▶ **WHAT YOU HAVE TO DO**
Your task is to retype the lines between the line with "What TikZ code" and the line with "(t3) at ($(h3.center)+(0,5)$)", inclusive. Copy no pictures and no other lines.

▶ **DATA IN THIS EXERCISE**

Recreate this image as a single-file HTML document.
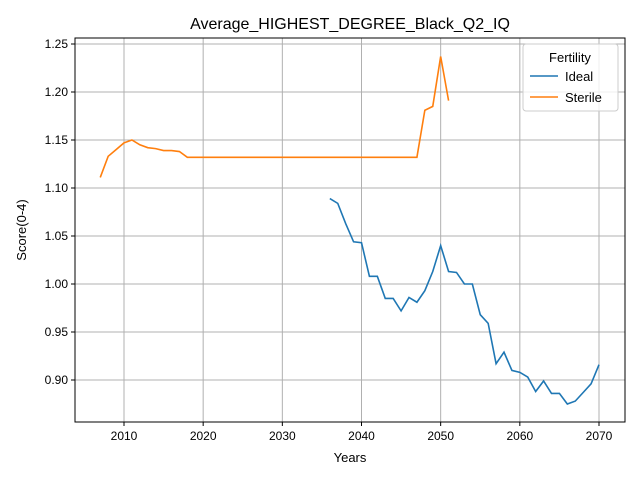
<!DOCTYPE html>
<html><head><meta charset="utf-8"><style>body{margin:0;background:#fff}svg{font-family:"Liberation Sans","DejaVu Sans",sans-serif}</style></head>
<body>
<svg id="c" width="640" height="480" xmlns="http://www.w3.org/2000/svg"></svg>
<script>
const idealYears=[2036,2037,2038,2039,2040,2041,2042,2043,2044,2045,2046,2047,2048,2049,2050,2051,2052,2053,2054,2055,2056,2057,2058,2059,2060,2061,2062,2063,2064,2065,2066,2067,2068,2069,2070];
const idealValues=[1.089,1.084,1.063,1.044,1.043,1.008,1.008,0.985,0.985,0.972,0.986,0.981,0.993,1.013,1.040,1.013,1.012,1.000,1.000,0.968,0.959,0.917,0.929,0.910,0.908,0.903,0.888,0.899,0.886,0.886,0.875,0.878,0.887,0.896,0.916];
const sterileYears=[2007,2008,2009,2010,2011,2012,2013,2014,2015,2016,2017,2018,2019,2020,2021,2022,2023,2024,2025,2026,2027,2028,2029,2030,2031,2032,2033,2034,2035,2036,2037,2038,2039,2040,2041,2042,2043,2044,2045,2046,2047,2048,2049,2050,2051];
const sterileValues=[1.111,1.133,1.140,1.147,1.150,1.145,1.142,1.141,1.139,1.139,1.138,1.132,1.132,1.132,1.132,1.132,1.132,1.132,1.132,1.132,1.132,1.132,1.132,1.132,1.132,1.132,1.132,1.132,1.132,1.132,1.132,1.132,1.132,1.132,1.132,1.132,1.132,1.132,1.132,1.132,1.132,1.181,1.185,1.237,1.191];
const xTicks=[2010,2020,2030,2040,2050,2060,2070];
const yTicks=[0.90,0.95,1.00,1.05,1.10,1.15,1.20,1.25];
const L=75,R=625,T=38,B=422;
const x=v=>124+(v-2010)*(599-124)/60;
const y=v=>380-(v-0.90)*(380-44)/0.35;
const s=document.getElementById('c');const NS='http://www.w3.org/2000/svg';
function el(t,a,p){const e=document.createElementNS(NS,t);for(const k in a)e.setAttribute(k,a[k]);(p||s).appendChild(e);return e;}
xTicks.forEach(t=>{const g=el('line',{x1:x(t),x2:x(t),y1:T,y2:B,stroke:'#b0b0b0','stroke-width':1});

el('line',{x1:x(t),x2:x(t),y1:B,y2:B+4,stroke:'#000'});
const tx=el('text',{x:x(t),y:B+18,'text-anchor':'middle','font-size':12});tx.textContent=t;
});
yTicks.forEach(t=>{const g=el('line',{x1:L,x2:R,y1:y(t),y2:y(t),stroke:'#b0b0b0','stroke-width':1});

el('line',{x1:L-4,x2:L,y1:y(t),y2:y(t),stroke:'#000'});
const tx=el('text',{x:L-7,y:y(t)+4,'text-anchor':'end','font-size':12});tx.textContent=t.toFixed(2);
});
function line(xs,vs,c,n){const p=el('polyline',{points:xs.map((v,i)=>x(v)+','+y(vs[i])).join(' '),fill:'none',stroke:c,'stroke-width':1.6});
}
line(idealYears,idealValues,'#1f77b4','ideal-line');
line(sterileYears,sterileValues,'#ff7f0e','sterile-line');
const fr=el('rect',{x:L,y:T,width:R-L,height:B-T,fill:'none',stroke:'#000','stroke-width':1});

</script>
<svg width="640" height="480" style="position:absolute;left:0;top:0" xmlns="http://www.w3.org/2000/svg">
<text x="350" y="29" text-anchor="middle" font-size="16" font-family="Liberation Sans,sans-serif">Average_HIGHEST_DEGREE_Black_Q2_IQ</text>
<text x="350" y="462" text-anchor="middle" font-size="13" font-family="Liberation Sans,sans-serif">Years</text>
<text transform="translate(26,230) rotate(-90)" text-anchor="middle" font-size="13" font-family="Liberation Sans,sans-serif">Score(0-4)</text>
<g font-family="Liberation Sans,sans-serif">
<rect x="523" y="44" width="95" height="67" rx="3" fill="#fff" fill-opacity="0.8" stroke="#ccc"/>
<text x="570" y="62" text-anchor="middle" font-size="13">Fertility</text>
<line x1="530" x2="558" y1="76" y2="76" stroke="#1f77b4" stroke-width="1.6"/>
<text x="565" y="81" font-size="13">Ideal</text>
<line x1="530" x2="558" y1="97" y2="97" stroke="#ff7f0e" stroke-width="1.6"/>
<text x="565" y="102" font-size="13">Sterile</text>
</g>
</svg>
</body></html>
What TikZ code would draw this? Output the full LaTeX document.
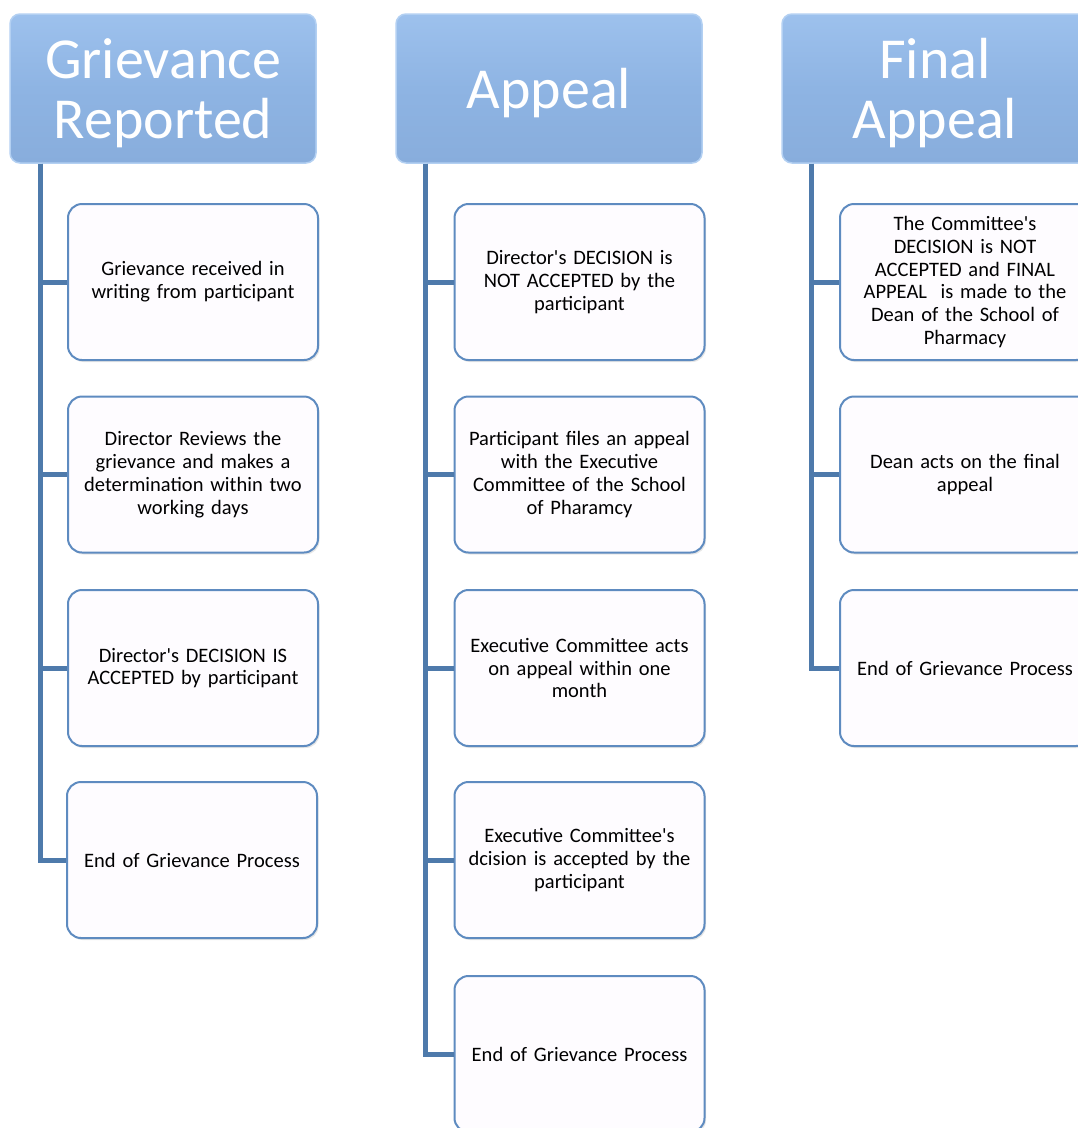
\documentclass[tikz,border=0pt]{standalone}
\usepackage{fontspec}
\setmainfont{Carlito}
\usetikzlibrary{shadows,calc}
\definecolor{hdrtop}{HTML}{9DC1ED}
\definecolor{hdrmid}{HTML}{8EB4E3}
\definecolor{hdrbot}{HTML}{88ADDC}
\definecolor{hdredge}{HTML}{B3D0F2}
\definecolor{boxfill}{HTML}{FEFCFF}
\definecolor{boxedge}{HTML}{5E8BC0}
\definecolor{conncol}{HTML}{4E7AAB}
\newcommand{\apo}{\textquotesingle}
\begin{document}
\begin{tikzpicture}[x=1pt,y=-1pt,
  header/.style={rectangle, rounded corners=10pt, minimum width=306pt, minimum height=149pt,
    top color=hdrtop, bottom color=hdrbot, middle color=hdrmid, draw=hdredge, line width=1.5pt,
    inner sep=0pt},
  headtext/.style={text=white, font=\fontsize{58}{60}\selectfont, align=center, inner sep=0pt},
  stepbox/.style={rectangle, rounded corners=14pt, minimum width=250pt, minimum height=156pt,
    fill=boxfill, draw=boxedge, line width=2pt, text width=244pt, align=center,
    font=\fontsize{20.5}{22.8}\selectfont, inner sep=0pt,
    drop shadow={shadow xshift=1.5pt, shadow yshift=-2pt, opacity=0.2}},
  conn/.style={draw=conncol, line width=5pt}]
\useasboundingbox (0,0) rectangle (1078,1128);
\clip (0,0) rectangle (1078,1128);

% headers
\node[header] (h1) at (163,88.5) {};
\node[header] (h2) at (549,88.5) {};
\node[header] (h3) at (935,88.5) {};
\node[headtext] (t1) at ($(h1.center)+(0,5)$) {Grievance\\Reported};
\node[headtext] (t2) at ($(h2.center)+(0,5)$) {Appeal};
\node[headtext] (t3) at ($(h3.center)+(0,5)$) {Final\\Appeal};

% column 1
\node[stepbox] (a1) at (193,282) {Grievance received in\\writing from participant};
\node[stepbox] (a2) at (193,474.5) {Director Reviews the\\grievance and makes a\\determination within two\\working days};
\node[stepbox] (a3) at (193,668) {Director\apo s DECISION IS\\ACCEPTED by participant};
\node[stepbox] (a4) at (192,860) {End of Grievance Process};

% column 2
\node[stepbox] (b1) at (579.5,282) {Director\apo s DECISION is\\NOT ACCEPTED by the\\participant};
\node[stepbox] (b2) at (579.5,474.5) {Participant files an appeal\\with the Executive\\Committee of the School\\of Pharamcy};
\node[stepbox] (b3) at (579.5,668) {Executive Committee acts\\on appeal within one\\month};
\node[stepbox] (b4) at (579.5,860) {Executive Committee\apo s\\dcision is accepted by the\\participant};
\node[stepbox] (b5) at (579.5,1054) {End of Grievance Process};

% column 3
\node[stepbox] (c1) at (965,282) {The Committee\apo s\\DECISION is NOT\\ACCEPTED and FINAL\\APPEAL\ \ is made to the\\Dean of the School of\\Pharmacy};
\node[stepbox] (c2) at (965,474.5) {Dean acts on the final\\appeal};
\node[stepbox] (c3) at (965,668) {End of Grievance Process};

% spine coordinates
\coordinate (s1) at (40,0);
\coordinate (s2) at (425,0);
\coordinate (s3) at (811,0);

% connectors
\foreach \b in {a1,a2,a3,a4} \draw[conn] (h1.south -| s1) |- (\b.west);
\foreach \b in {b1,b2,b3,b4,b5} \draw[conn] (h2.south -| s2) |- (\b.west);
\foreach \b in {c1,c2,c3} \draw[conn] (h3.south -| s3) |- (\b.west);
\end{tikzpicture}
\end{document}
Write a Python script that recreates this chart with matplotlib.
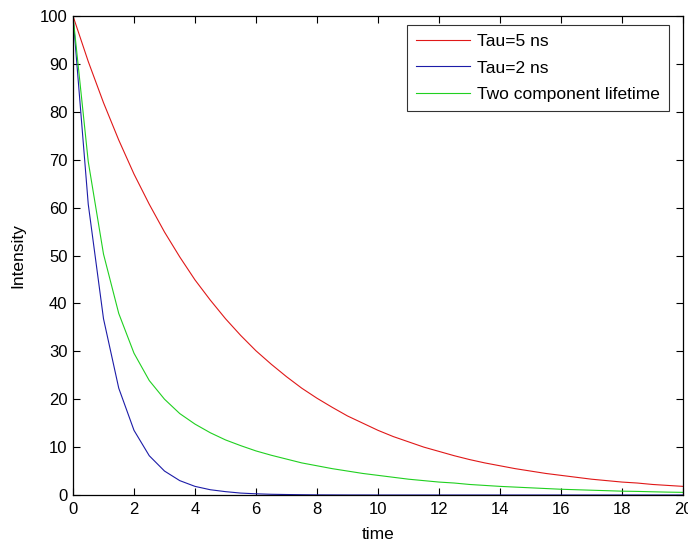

▶ **THE COMPLETED TASK**
What TikZ code would draw this? Output the full LaTeX document.
\documentclass[tikz,border=0pt]{standalone}
\usepackage{fontspec}
\setmainfont{Carlito}
\usetikzlibrary{shadows,calc}
\definecolor{hdrtop}{HTML}{9DC1ED}
\definecolor{hdrmid}{HTML}{8EB4E3}
\definecolor{hdrbot}{HTML}{88ADDC}
\definecolor{hdredge}{HTML}{B3D0F2}
\definecolor{boxfill}{HTML}{FEFCFF}
\definecolor{boxedge}{HTML}{5E8BC0}
\definecolor{conncol}{HTML}{4E7AAB}
\newcommand{\apo}{\textquotesingle}
\begin{document}
\begin{tikzpicture}[x=1pt,y=-1pt,
  header/.style={rectangle, rounded corners=10pt, minimum width=306pt, minimum height=149pt,
    top color=hdrtop, bottom color=hdrbot, middle color=hdrmid, draw=hdredge, line width=1.5pt,
    inner sep=0pt},
  headtext/.style={text=white, font=\fontsize{58}{60}\selectfont, align=center, inner sep=0pt},
  stepbox/.style={rectangle, rounded corners=14pt, minimum width=250pt, minimum height=156pt,
    fill=boxfill, draw=boxedge, line width=2pt, text width=244pt, align=center,
    font=\fontsize{20.5}{22.8}\selectfont, inner sep=0pt,
    drop shadow={shadow xshift=1.5pt, shadow yshift=-2pt, opacity=0.2}},
  conn/.style={draw=conncol, line width=5pt}]
\useasboundingbox (0,0) rectangle (1078,1128);
\clip (0,0) rectangle (1078,1128);

% headers
\node[header] (h1) at (163,88.5) {};
\node[header] (h2) at (549,88.5) {};
\node[header] (h3) at (935,88.5) {};
\node[headtext] (t1) at ($(h1.center)+(0,5)$) {Grievance\\Reported};
\node[headtext] (t2) at ($(h2.center)+(0,5)$) {Appeal};
\node[headtext] (t3) at ($(h3.center)+(0,5)$) {Final\\Appeal};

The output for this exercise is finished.